И тут вижу, как, огибая группу старшекурсников, к нам идёт девушка из параллельной группы. Кажется, её Настя зовут. Идёт именно к нам. Вернее, даже ко мне. По глазам это вижу, улавливаю.
— С добрым утром, Данил, — приветливо и чуть смущённо улыбается она.
Я киваю, здороваюсь, Игнат рядом многозначительно крякает.
— Можно с тобой поговорить? — спрашивает Настя. — Я надолго не задержу.
Мне отчего-то становится несколько неловко. Хотя с чего бы? Ну поговорить ей нужно. Что такого? И Игнат тут ещё, как назло, крякает. Уточкой прикидывается.
— Данил, я это… пойду в аудиторию, — наконец, соображает он.
— Давай. Место мне займи, — кричу я ему и поворачиваюсь к Насте. — Так о чём ты хотела поговорить?
— Ну… не то, чтобы поговорить… — сразу тушуется она. — Просто хотела поздравить с днём святого Валентина.
С этими словами она протягивает мне открытку. Я принимаю её, запоздало вспоминая, что сегодня и правда 14 февраля, а Настя прячет глаза и быстро говорит:
— Ну всё. Я побежала. Позже увидимся.
И убегает. А я на автомате раскрываю открытку и читаю:
«Данил, ты мне очень нравишься! Встретимся сегодня в кафе “Чёрный кот” после четвёртой пары? Я буду ждать тебя. Настя».

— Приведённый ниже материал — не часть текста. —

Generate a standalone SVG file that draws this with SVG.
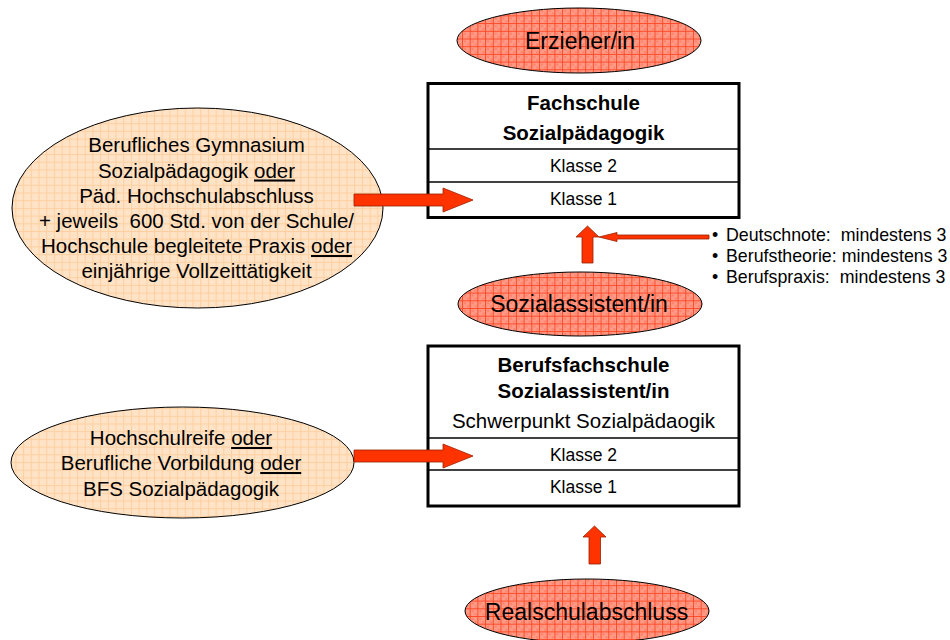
<svg xmlns="http://www.w3.org/2000/svg" width="950" height="640" viewBox="0 0 950 640">
<defs>
<pattern id="redGrid" patternUnits="userSpaceOnUse" width="7.7" height="7.7">
<rect width="7.7" height="7.7" fill="#FF9A86"/>
<rect x="2" y="2" width="2" height="2" fill="#FF8068"/>
<rect x="5" y="5" width="2" height="2" fill="#FF8068"/>
<rect width="7.7" height="1" fill="#FF4A28"/>
<rect width="1" height="7.7" fill="#FF4A28"/>
</pattern>
<pattern id="peachGrid" patternUnits="userSpaceOnUse" width="7.7" height="7.7">
<rect width="7.7" height="7.7" fill="#FFE3C6"/>
<rect width="7.7" height="1" fill="#FFCFA0"/>
<rect width="1" height="7.7" fill="#FFCFA0"/>
</pattern>
</defs>
<style>
text{font-family:"Liberation Sans",Arial,sans-serif;fill:#000;white-space:pre}
.red{fill:url(#redGrid);stroke:#000;stroke-width:1}
.peach{fill:url(#peachGrid);stroke:#000;stroke-width:1}
.box{fill:#fff;stroke:#000;stroke-width:3}
.div{stroke:#000;stroke-width:1.5}
.big{font-size:23px;text-anchor:middle}
.head{font-size:20.5px;font-weight:bold;text-anchor:middle}
.norm{font-size:20.5px;text-anchor:middle}
.kl{font-size:17.5px;text-anchor:middle}
.bul{font-size:17.8px}
.u{text-decoration:underline}
.arr{fill:#FF3300;stroke:#9A2000;stroke-width:0.8}
</style>
<rect width="950" height="640" fill="#fff"/>

<g id="erzieher">
<ellipse class="red" cx="579" cy="40.5" rx="122" ry="32.5"/>
<text class="big" x="580" y="49">Erzieher/in</text>
</g>

<g id="fachschule">
<rect class="box" x="428" y="83.5" width="311" height="134"/>
<line class="div" x1="428" y1="149" x2="739" y2="149"/>
<line class="div" x1="428" y1="182" x2="739" y2="182"/>
<text class="head" x="583.5" y="110">Fachschule</text>
<text class="head" x="583.5" y="140">Sozialpädagogik</text>
<text class="kl" x="583.5" y="172">Klasse 2</text>
<text class="kl" x="583.5" y="205">Klasse 1</text>
</g>

<g id="gymnasium">
<ellipse class="peach" cx="197.5" cy="208" rx="185.5" ry="100"/>
<text class="norm" x="196.5" y="152">Berufliches Gymnasium</text>
<text class="norm" x="196.5" y="177.5">Sozialpädagogik <tspan class="u">oder</tspan></text>
<text class="norm" x="196.5" y="202.5">Päd. Hochschulabschluss</text>
<text class="norm" x="196.5" y="228">+ jeweils  600 Std. von der Schule/</text>
<text class="norm" x="196.5" y="253">Hochschule begleitete Praxis <tspan class="u">oder</tspan></text>
<text class="norm" x="196.5" y="278">einjährige Vollzeittätigkeit</text>
</g>

<g id="sozialassistent">
<ellipse class="red" cx="580" cy="304" rx="122" ry="32"/>
<text class="big" x="579" y="312">Sozialassistent/in</text>
</g>

<g id="bedingungen">
<text class="bul" y="241"><tspan x="712">•</tspan><tspan x="726">Deutschnote:  mindestens 3</tspan></text>
<text class="bul" y="262"><tspan x="712">•</tspan><tspan x="726">Berufstheorie: mindestens 3</tspan></text>
<text class="bul" y="283"><tspan x="712">•</tspan><tspan x="726">Berufspraxis:  mindestens 3</tspan></text>
</g>

<g id="berufsfachschule">
<rect class="box" x="428" y="346" width="311" height="160"/>
<line class="div" x1="428" y1="438" x2="739" y2="438"/>
<line class="div" x1="428" y1="470" x2="739" y2="470"/>
<text class="head" x="583.5" y="372">Berufsfachschule</text>
<text class="head" x="583.5" y="397.5">Sozialassistent/in</text>
<text class="norm" x="583.5" y="428">Schwerpunkt Sozialpädaogik</text>
<text class="kl" x="583.5" y="461">Klasse 2</text>
<text class="kl" x="583.5" y="493">Klasse 1</text>
</g>

<g id="hochschulreife">
<ellipse class="peach" cx="182.5" cy="462.5" rx="171.5" ry="55.5"/>
<text class="norm" x="181" y="445">Hochschulreife <tspan class="u">oder</tspan></text>
<text class="norm" x="181" y="470">Berufliche Vorbildung <tspan class="u">oder</tspan></text>
<text class="norm" x="181" y="496">BFS Sozialpädagogik</text>
</g>

<g id="realschulabschluss">
<ellipse class="red" cx="587" cy="611" rx="122" ry="32"/>
<text class="big" x="586.5" y="620">Realschulabschluss</text>
</g>

<g id="connectors">
<polygon class="arr" points="354,194 443,194 443,188 473,200 443,212 443,206 354,206"/>
<polygon class="arr" points="354,450 443,450 443,444 473,456 443,468 443,462 354,462"/>
<polygon class="arr" points="582,263 582,237 576,237 587.5,226 599,237 593,237 593,263"/>
<polygon class="arr" points="589,564 589,537 583,537 594.5,526 606,537 600.5,537 600.5,564"/>
<polygon class="arr" points="709,235 617,235 617,232.5 599,237 617,241.5 617,239 709,239"/>
</g>
</svg>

Сердце сразу ухает куда-то в район желудка. Нет, не от волнения. И уж тем более не от радости. Скорее наоборот.
Настя хорошая девушка. Мы не так уж много общались, но знаю, что она умная, целеустремлённая и добрая. А ещё красивая. Да только меня совсем не привлекают девушки. Дружить с ними, общаться, разговаривать — это запросто. Но вот в сексуальном плане — мимо. Я гомосексуал. Но тут тоже всё как-то странно.